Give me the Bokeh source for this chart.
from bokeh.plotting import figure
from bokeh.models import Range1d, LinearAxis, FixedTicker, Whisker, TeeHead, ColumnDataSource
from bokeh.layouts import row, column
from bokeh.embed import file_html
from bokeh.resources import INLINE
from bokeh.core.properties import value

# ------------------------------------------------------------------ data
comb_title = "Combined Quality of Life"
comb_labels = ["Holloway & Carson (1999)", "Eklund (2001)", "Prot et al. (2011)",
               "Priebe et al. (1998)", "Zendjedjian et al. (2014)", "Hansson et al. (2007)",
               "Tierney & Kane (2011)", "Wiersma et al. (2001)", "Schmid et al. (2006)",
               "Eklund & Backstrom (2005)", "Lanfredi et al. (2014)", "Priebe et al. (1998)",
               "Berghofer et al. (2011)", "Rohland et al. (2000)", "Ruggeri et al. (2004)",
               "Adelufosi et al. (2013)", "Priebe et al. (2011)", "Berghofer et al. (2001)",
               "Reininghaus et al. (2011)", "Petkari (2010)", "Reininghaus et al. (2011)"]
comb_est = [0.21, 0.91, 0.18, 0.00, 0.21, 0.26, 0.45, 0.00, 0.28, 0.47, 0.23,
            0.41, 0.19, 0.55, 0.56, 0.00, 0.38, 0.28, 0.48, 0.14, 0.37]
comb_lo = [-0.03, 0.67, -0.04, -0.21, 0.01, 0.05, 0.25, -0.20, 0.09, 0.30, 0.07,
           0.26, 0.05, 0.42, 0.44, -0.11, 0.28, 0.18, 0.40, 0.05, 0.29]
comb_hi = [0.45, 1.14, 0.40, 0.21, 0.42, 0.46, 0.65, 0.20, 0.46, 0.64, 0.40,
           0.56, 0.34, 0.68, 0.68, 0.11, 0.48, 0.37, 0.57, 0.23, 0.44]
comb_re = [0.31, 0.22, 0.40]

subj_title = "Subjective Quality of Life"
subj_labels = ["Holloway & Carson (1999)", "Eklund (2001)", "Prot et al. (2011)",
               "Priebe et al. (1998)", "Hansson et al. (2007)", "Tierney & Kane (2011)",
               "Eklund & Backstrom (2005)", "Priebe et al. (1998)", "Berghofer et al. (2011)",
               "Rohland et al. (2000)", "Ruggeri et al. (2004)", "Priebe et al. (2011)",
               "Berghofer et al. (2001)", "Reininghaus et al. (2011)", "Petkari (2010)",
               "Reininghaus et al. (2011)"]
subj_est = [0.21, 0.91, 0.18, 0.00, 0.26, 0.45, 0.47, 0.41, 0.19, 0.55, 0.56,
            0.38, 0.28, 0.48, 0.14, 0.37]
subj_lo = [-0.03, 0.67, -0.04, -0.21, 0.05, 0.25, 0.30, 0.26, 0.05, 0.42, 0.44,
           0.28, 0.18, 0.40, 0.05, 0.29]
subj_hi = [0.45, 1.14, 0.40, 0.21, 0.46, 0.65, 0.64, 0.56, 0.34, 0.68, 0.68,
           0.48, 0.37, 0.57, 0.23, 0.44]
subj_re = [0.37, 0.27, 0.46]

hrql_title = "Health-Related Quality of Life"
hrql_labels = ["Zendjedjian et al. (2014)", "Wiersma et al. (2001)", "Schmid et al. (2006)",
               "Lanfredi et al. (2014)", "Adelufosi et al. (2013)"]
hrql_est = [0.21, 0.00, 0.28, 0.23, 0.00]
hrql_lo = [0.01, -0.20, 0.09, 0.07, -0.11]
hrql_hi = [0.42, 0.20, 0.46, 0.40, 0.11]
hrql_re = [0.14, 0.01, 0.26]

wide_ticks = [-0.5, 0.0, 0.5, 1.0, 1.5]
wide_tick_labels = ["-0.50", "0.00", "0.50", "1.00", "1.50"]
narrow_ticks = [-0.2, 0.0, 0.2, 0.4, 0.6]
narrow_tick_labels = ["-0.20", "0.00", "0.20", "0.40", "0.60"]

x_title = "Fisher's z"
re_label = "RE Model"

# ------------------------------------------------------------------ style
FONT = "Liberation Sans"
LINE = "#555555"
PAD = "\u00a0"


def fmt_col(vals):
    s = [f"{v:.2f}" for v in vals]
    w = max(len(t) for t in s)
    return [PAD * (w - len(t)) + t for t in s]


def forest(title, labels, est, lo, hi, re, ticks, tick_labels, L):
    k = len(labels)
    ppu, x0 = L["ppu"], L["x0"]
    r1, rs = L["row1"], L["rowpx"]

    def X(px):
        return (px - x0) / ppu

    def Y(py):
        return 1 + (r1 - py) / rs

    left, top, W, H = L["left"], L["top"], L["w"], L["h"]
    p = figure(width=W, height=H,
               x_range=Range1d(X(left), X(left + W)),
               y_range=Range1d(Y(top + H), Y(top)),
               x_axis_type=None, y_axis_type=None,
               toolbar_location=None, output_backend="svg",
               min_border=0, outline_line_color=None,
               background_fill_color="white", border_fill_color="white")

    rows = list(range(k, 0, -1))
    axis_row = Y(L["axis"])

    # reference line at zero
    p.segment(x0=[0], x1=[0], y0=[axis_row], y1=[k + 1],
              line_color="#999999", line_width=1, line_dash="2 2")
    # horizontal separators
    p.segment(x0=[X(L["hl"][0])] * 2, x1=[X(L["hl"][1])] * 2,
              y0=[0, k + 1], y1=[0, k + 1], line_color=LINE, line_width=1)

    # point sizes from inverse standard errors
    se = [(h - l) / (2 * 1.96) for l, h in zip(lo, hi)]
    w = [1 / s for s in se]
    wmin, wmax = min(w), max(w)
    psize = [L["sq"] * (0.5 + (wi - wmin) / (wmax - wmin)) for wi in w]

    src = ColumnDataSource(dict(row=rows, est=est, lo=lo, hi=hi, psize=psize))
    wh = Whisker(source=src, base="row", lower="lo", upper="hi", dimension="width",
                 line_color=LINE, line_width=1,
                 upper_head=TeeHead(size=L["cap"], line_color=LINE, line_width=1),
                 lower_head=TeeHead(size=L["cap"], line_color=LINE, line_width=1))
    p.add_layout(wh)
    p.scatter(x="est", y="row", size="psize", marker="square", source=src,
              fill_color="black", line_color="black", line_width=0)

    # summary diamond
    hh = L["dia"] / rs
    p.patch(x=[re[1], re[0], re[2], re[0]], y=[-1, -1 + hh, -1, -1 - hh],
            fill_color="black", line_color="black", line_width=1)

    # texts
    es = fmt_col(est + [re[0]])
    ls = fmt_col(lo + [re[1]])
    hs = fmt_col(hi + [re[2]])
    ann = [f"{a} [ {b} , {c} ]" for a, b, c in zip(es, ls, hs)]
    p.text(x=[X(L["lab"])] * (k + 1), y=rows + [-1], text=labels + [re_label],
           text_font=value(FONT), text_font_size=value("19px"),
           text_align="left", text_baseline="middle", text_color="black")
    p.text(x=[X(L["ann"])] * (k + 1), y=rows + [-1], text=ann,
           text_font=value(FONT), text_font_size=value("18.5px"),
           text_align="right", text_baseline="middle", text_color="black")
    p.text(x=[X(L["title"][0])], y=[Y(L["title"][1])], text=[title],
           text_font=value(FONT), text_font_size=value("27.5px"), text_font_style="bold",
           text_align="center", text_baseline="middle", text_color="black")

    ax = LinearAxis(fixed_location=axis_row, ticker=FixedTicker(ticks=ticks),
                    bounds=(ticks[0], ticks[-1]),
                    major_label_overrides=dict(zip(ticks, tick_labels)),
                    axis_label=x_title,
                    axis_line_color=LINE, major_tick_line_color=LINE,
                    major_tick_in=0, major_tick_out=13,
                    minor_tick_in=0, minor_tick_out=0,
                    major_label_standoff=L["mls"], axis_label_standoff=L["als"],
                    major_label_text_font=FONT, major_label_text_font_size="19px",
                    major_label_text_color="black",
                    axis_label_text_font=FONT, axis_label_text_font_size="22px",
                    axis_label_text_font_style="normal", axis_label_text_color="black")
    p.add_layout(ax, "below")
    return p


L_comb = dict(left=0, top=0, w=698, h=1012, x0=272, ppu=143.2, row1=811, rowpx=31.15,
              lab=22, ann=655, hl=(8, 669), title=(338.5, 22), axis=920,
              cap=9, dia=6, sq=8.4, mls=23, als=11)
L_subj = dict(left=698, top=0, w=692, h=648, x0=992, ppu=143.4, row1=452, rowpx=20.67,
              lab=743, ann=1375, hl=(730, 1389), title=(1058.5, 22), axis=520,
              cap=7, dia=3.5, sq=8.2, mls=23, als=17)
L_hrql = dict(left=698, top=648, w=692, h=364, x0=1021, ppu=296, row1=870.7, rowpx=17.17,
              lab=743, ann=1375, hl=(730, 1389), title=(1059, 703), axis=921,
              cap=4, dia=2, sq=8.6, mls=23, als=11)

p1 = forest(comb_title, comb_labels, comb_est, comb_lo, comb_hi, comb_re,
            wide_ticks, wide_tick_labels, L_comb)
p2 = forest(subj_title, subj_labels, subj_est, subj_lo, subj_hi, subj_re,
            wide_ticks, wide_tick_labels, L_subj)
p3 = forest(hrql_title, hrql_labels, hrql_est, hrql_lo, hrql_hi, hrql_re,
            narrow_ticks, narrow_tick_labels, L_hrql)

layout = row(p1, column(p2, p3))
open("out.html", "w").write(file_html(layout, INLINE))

• • •

◆ TO DO ◆
Write out a verbatim copy of the data, beginning with its first line and ending with the line that contains "from bokeh.core.properties import value".

◆ SOLVED PROBLEM ◆
Give me the Bokeh source for this chart.
from bokeh.plotting import figure
from bokeh.models import Range1d, LinearAxis, FixedTicker, Whisker, TeeHead, ColumnDataSource
from bokeh.layouts import row, column
from bokeh.embed import file_html
from bokeh.resources import INLINE
from bokeh.core.properties import value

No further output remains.